I highly recommend heating your cast iron skillet for a least five to ten minutes (on low) before cooking with it. Don’t even add oil to it while it heats for these first few minutes. This will activate its non-stick properties, making for much easier clean up. I use this technique all the time when cooking eggs and oh my god does it work. Prior to this method, I was scrapping off stuck on egg for at least 10 minutes after cooking! Now, nothing. My pan is ridiculously easy to clean.
Speaking of cleaning…
- After cooking with your skillet, add hot water to a hot pan (I usually move it into the sink, grabbing it with my dish towel – the handle gets really hot!). You can also pour in the hot water using a measuring cup.

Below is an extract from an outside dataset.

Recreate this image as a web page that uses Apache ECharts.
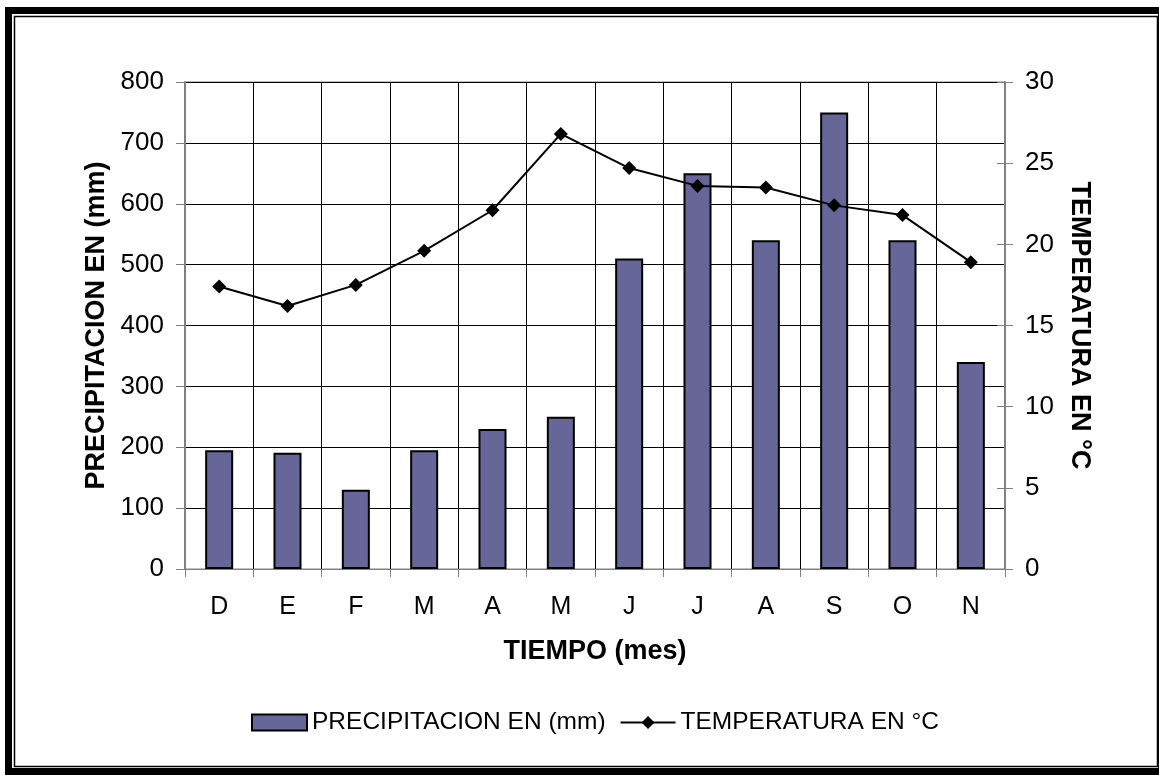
<!DOCTYPE html>
<html>
<head>
<meta charset="utf-8">
<script src="https://cdn.jsdelivr.net/npm/echarts@6/dist/echarts.min.js"></script>
<style>
html,body{margin:0;padding:0;background:#fff;}
#chart{width:1159px;height:775px;}
</style>
</head>
<body>
<div id="chart"></div>
<script>
const months = ['D','E','F','M','A','M','J','J','A','S','O','N'];
const precipitation = [195, 191, 130, 195, 230, 250, 510, 650, 540, 750, 540, 340];
const temperature = [17.4, 16.2, 17.5, 19.6, 22.1, 26.8, 24.7, 23.6, 23.5, 22.4, 21.8, 18.9];
const precipTicks = {min: 0, max: 800, interval: 100};
const tempTicks = {min: 0, max: 30, interval: 5};
const precipName = 'PRECIPITACION EN (mm)';
const tempName = 'TEMPERATURA EN °C';
const xName = 'TIEMPO (mes)';

const FONT = "'Liberation Sans', Arial, sans-serif";
const chart = echarts.init(document.getElementById('chart'), null, {renderer: 'canvas'});
chart.setOption({
  animation: false,
  backgroundColor: '#fff',
  textStyle: {fontFamily: FONT, color: '#000'},
  graphic: [
    {type: 'rect', z: -10, shape: {x: 5, y: 7, width: 1154, height: 768}, style: {fill: '#000'}},
    {type: 'rect', z: -9, shape: {x: 12, y: 14, width: 1146, height: 754}, style: {fill: '#fff'}},
    {type: 'rect', z: -8, shape: {x: 14.5, y: 16.5, width: 1143, height: 750}, style: {fill: 'none', stroke: '#000', lineWidth: 1.5}}
  ],
  grid: {left: 185, right: 154, top: 82, bottom: 206, show: true, borderColor: '#808080', borderWidth: 1, backgroundColor: 'transparent', containLabel: false},
  legend: {
    top: 705,
    left: 246,
    itemWidth: 55,
    itemHeight: 16,
    itemGap: 14,
    textStyle: {fontFamily: FONT, fontSize: 24.5, color: '#000'},
    data: [{name: precipName, icon: 'rect'}, {name: tempName}]
  },
  xAxis: {
    type: 'category',
    data: months,
    boundaryGap: true,
    name: xName,
    nameLocation: 'middle',
    nameGap: 69,
    nameTextStyle: {fontFamily: FONT, fontSize: 27, fontWeight: 'bold', color: '#000'},
    axisLine: {lineStyle: {color: '#808080', width: 1}},
    axisTick: {show: true, alignWithLabel: false, length: 8, lineStyle: {color: '#808080'}},
    axisLabel: {fontFamily: FONT, fontSize: 25, color: '#000', margin: 26},
    splitLine: {show: true, lineStyle: {color: '#000', width: 1}}
  },
  yAxis: [
    {
      type: 'value',
      position: 'left',
      min: precipTicks.min, max: precipTicks.max, interval: precipTicks.interval,
      name: precipName,
      nameLocation: 'middle',
      nameGap: 72,
      nameRotate: 90,
      nameTextStyle: {fontFamily: FONT, fontSize: 27, fontWeight: 'bold', color: '#000'},
      axisLine: {show: true, lineStyle: {color: '#808080', width: 2}},
      axisTick: {show: true, length: 9, lineStyle: {color: '#808080'}},
      axisLabel: {fontFamily: FONT, fontSize: 26, color: '#000', margin: 21},
      splitLine: {show: true, lineStyle: {color: '#000', width: 1}}
    },
    {
      type: 'value',
      position: 'right',
      min: tempTicks.min, max: tempTicks.max, interval: tempTicks.interval,
      name: tempName,
      nameLocation: 'middle',
      nameGap: 61,
      nameRotate: -90,
      nameTextStyle: {fontFamily: FONT, fontSize: 27, fontWeight: 'bold', color: '#000'},
      axisLine: {show: true, lineStyle: {color: '#808080', width: 2}},
      axisTick: {show: true, length: 8, lineStyle: {color: '#808080'}},
      axisLabel: {fontFamily: FONT, fontSize: 26, color: '#000', margin: 20},
      splitLine: {show: false}
    },
    {
      type: 'value',
      position: 'right',
      min: tempTicks.min, max: tempTicks.max, interval: tempTicks.interval,
      axisLine: {show: false},
      axisTick: {show: true, inside: true, length: 8, lineStyle: {color: '#808080'}},
      axisLabel: {show: false},
      splitLine: {show: false}
    }
  ],
  series: [
    {
      name: precipName,
      type: 'bar',
      yAxisIndex: 0,
      data: precipitation,
      barWidth: '41%',
      itemStyle: {color: '#666699', borderColor: '#000', borderWidth: 2}
    },
    {
      name: tempName,
      type: 'line',
      yAxisIndex: 1,
      data: temperature,
      symbol: 'diamond',
      symbolSize: 14,
      lineStyle: {color: '#000', width: 2},
      itemStyle: {color: '#000'}
    }
  ]
});
</script>
</body>
</html>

- Using your preferred scrubbing device (sponges, wooden pot brushes, wooden dish brush, copper pot scrubber, etc.), scrub the pot lightly. If you’re afraid you’ll burn your hand, wear gloves, or use some tongs to hold your scrubbing device at a safe distance.
- Rinse the pan with hot water. Wipe dry with a towel, or put it on low to medium heat on the stove to evaporate any excess water. Excess water on your cast iron can cause rusting.
- Add some unsaturated oil (flax seed, canola, vegetable, or corn oil work) to your pan and buff it out using a rag (or a paper towel – compost after use). You want to apply a thin layer, not cake it on.